**Instructions to follow**
Copy the listing verbatim, excluding any images found in it.

## Start Dataset extract

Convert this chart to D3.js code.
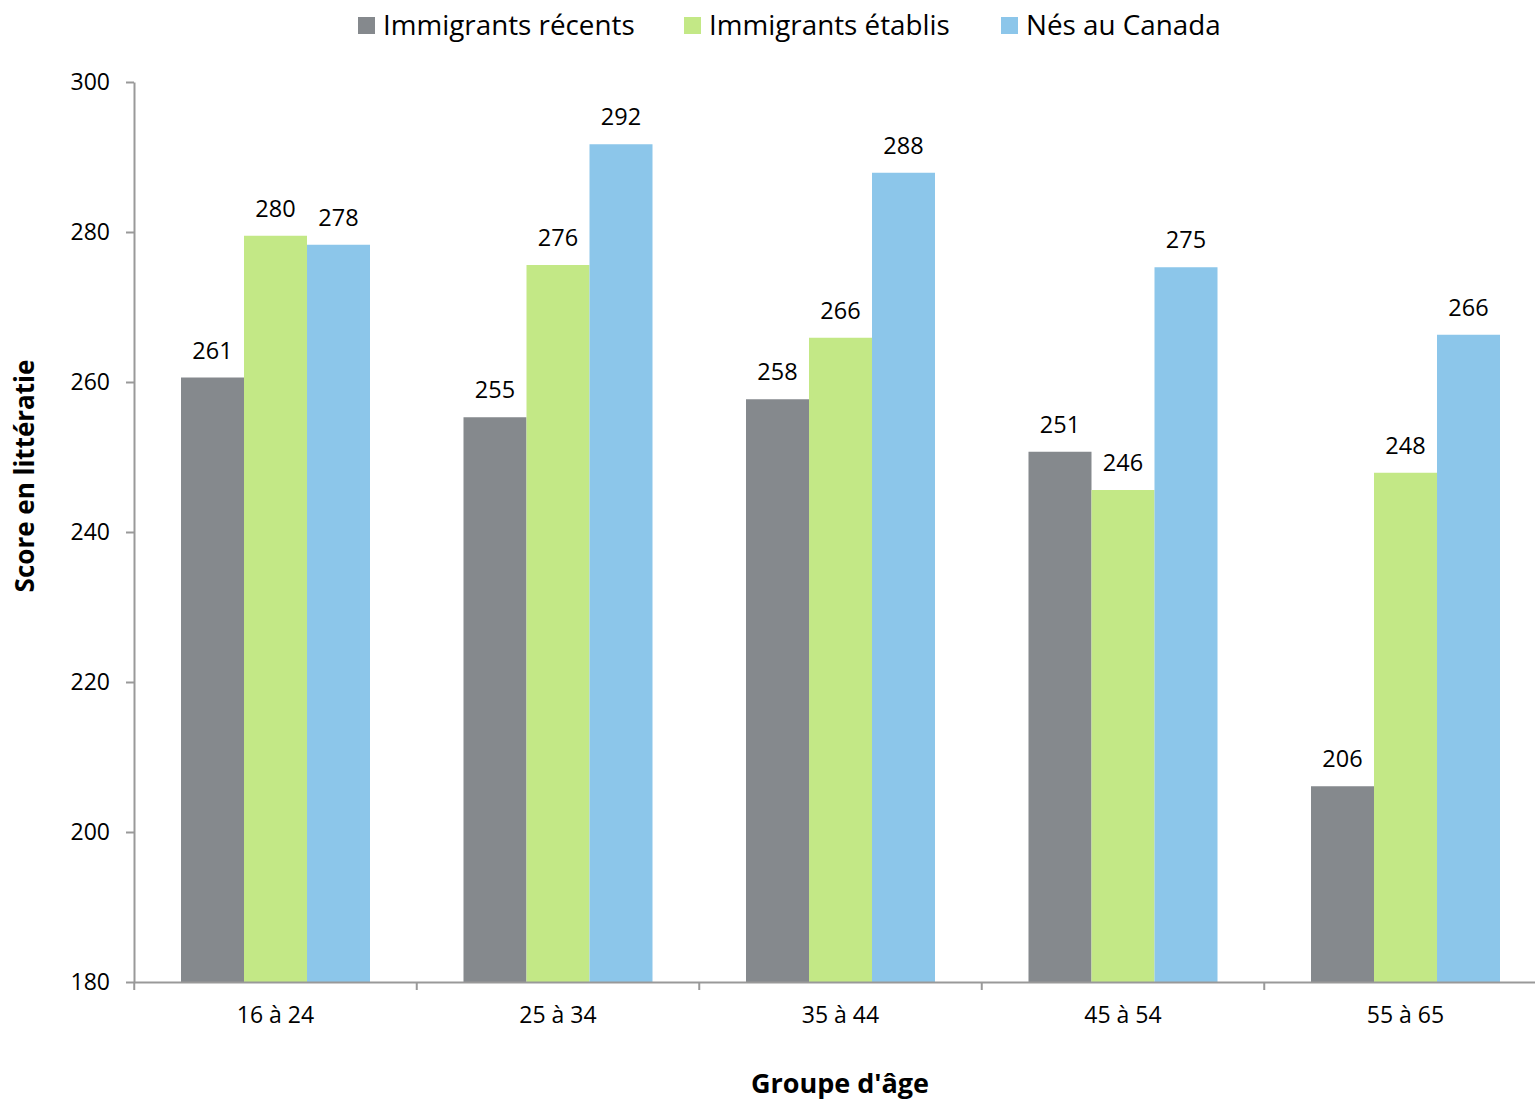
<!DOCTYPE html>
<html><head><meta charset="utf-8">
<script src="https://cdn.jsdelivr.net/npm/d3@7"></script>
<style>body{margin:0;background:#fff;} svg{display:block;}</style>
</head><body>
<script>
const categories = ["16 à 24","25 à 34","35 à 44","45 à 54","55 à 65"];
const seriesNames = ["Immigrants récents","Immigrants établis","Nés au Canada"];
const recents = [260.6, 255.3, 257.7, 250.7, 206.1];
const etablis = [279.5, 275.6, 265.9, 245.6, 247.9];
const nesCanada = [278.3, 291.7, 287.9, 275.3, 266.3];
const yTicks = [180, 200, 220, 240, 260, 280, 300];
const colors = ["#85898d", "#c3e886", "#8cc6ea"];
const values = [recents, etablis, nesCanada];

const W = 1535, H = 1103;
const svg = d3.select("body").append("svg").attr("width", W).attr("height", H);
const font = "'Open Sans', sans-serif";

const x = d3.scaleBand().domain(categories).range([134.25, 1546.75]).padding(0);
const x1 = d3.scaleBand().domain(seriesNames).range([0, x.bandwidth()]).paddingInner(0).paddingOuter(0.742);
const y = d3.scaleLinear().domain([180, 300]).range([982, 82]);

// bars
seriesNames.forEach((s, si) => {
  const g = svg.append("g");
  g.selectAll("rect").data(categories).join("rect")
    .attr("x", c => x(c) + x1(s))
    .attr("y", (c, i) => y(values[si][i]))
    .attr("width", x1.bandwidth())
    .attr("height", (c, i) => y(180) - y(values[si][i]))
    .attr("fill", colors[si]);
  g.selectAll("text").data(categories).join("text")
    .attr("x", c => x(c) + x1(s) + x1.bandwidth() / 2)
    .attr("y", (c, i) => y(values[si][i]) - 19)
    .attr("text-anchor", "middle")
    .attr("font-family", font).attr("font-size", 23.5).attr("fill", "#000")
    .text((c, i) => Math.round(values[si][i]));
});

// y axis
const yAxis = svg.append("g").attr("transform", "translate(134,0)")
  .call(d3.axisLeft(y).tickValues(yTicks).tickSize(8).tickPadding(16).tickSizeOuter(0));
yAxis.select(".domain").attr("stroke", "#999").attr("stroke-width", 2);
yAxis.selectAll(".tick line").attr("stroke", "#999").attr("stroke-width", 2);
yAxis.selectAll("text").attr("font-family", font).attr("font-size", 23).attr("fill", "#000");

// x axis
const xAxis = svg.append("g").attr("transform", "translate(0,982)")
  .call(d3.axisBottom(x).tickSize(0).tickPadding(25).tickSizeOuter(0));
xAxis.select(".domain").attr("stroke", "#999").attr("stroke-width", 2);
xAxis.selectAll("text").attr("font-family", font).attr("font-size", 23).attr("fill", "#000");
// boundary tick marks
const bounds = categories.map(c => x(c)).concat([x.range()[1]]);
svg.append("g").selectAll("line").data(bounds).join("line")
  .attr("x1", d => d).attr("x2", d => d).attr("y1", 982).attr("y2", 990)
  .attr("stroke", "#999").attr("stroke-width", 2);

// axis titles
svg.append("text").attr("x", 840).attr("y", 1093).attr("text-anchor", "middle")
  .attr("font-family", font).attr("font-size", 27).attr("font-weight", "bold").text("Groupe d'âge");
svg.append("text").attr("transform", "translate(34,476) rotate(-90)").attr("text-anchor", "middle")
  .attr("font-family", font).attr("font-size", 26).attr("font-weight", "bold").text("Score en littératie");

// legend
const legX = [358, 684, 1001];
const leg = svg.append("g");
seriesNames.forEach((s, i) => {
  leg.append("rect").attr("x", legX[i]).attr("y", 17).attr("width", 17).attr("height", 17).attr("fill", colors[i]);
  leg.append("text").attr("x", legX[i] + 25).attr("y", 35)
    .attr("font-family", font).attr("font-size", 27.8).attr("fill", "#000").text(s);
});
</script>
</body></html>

## End Dataset extract

**The completed task**
Convert this chart to D3.js code.
<!DOCTYPE html>
<html><head><meta charset="utf-8">
<script src="https://cdn.jsdelivr.net/npm/d3@7"></script>
<style>body{margin:0;background:#fff;} svg{display:block;}</style>
</head><body>
<script>
const categories = ["16 à 24","25 à 34","35 à 44","45 à 54","55 à 65"];
const seriesNames = ["Immigrants récents","Immigrants établis","Nés au Canada"];
const recents = [260.6, 255.3, 257.7, 250.7, 206.1];
const etablis = [279.5, 275.6, 265.9, 245.6, 247.9];
const nesCanada = [278.3, 291.7, 287.9, 275.3, 266.3];
const yTicks = [180, 200, 220, 240, 260, 280, 300];
const colors = ["#85898d", "#c3e886", "#8cc6ea"];
const values = [recents, etablis, nesCanada];

const W = 1535, H = 1103;
const svg = d3.select("body").append("svg").attr("width", W).attr("height", H);
const font = "'Open Sans', sans-serif";

const x = d3.scaleBand().domain(categories).range([134.25, 1546.75]).padding(0);
const x1 = d3.scaleBand().domain(seriesNames).range([0, x.bandwidth()]).paddingInner(0).paddingOuter(0.742);
const y = d3.scaleLinear().domain([180, 300]).range([982, 82]);

// bars
seriesNames.forEach((s, si) => {
  const g = svg.append("g");
  g.selectAll("rect").data(categories).join("rect")
    .attr("x", c => x(c) + x1(s))
    .attr("y", (c, i) => y(values[si][i]))
    .attr("width", x1.bandwidth())
    .attr("height", (c, i) => y(180) - y(values[si][i]))
    .attr("fill", colors[si]);
  g.selectAll("text").data(categories).join("text")
    .attr("x", c => x(c) + x1(s) + x1.bandwidth() / 2)
    .attr("y", (c, i) => y(values[si][i]) - 19)
    .attr("text-anchor", "middle")
    .attr("font-family", font).attr("font-size", 23.5).attr("fill", "#000")
    .text((c, i) => Math.round(values[si][i]));
});

// y axis
const yAxis = svg.append("g").attr("transform", "translate(134,0)")
  .call(d3.axisLeft(y).tickValues(yTicks).tickSize(8).tickPadding(16).tickSizeOuter(0));
yAxis.select(".domain").attr("stroke", "#999").attr("stroke-width", 2);
yAxis.selectAll(".tick line").attr("stroke", "#999").attr("stroke-width", 2);
yAxis.selectAll("text").attr("font-family", font).attr("font-size", 23).attr("fill", "#000");

// x axis
const xAxis = svg.append("g").attr("transform", "translate(0,982)")
  .call(d3.axisBottom(x).tickSize(0).tickPadding(25).tickSizeOuter(0));
xAxis.select(".domain").attr("stroke", "#999").attr("stroke-width", 2);
xAxis.selectAll("text").attr("font-family", font).attr("font-size", 23).attr("fill", "#000");
// boundary tick marks
const bounds = categories.map(c => x(c)).concat([x.range()[1]]);
svg.append("g").selectAll("line").data(bounds).join("line")
  .attr("x1", d => d).attr("x2", d => d).attr("y1", 982).attr("y2", 990)
  .attr("stroke", "#999").attr("stroke-width", 2);

// axis titles
svg.append("text").attr("x", 840).attr("y", 1093).attr("text-anchor", "middle")
  .attr("font-family", font).attr("font-size", 27).attr("font-weight", "bold").text("Groupe d'âge");
svg.append("text").attr("transform", "translate(34,476) rotate(-90)").attr("text-anchor", "middle")
  .attr("font-family", font).attr("font-size", 26).attr("font-weight", "bold").text("Score en littératie");

// legend
const legX = [358, 684, 1001];
const leg = svg.append("g");
seriesNames.forEach((s, i) => {
  leg.append("rect").attr("x", legX[i]).attr("y", 17).attr("width", 17).attr("height", 17).attr("fill", colors[i]);
  leg.append("text").attr("x", legX[i] + 25).attr("y", 35)
    .attr("font-family", font).attr("font-size", 27.8).attr("fill", "#000").text(s);
});
</script>
</body></html>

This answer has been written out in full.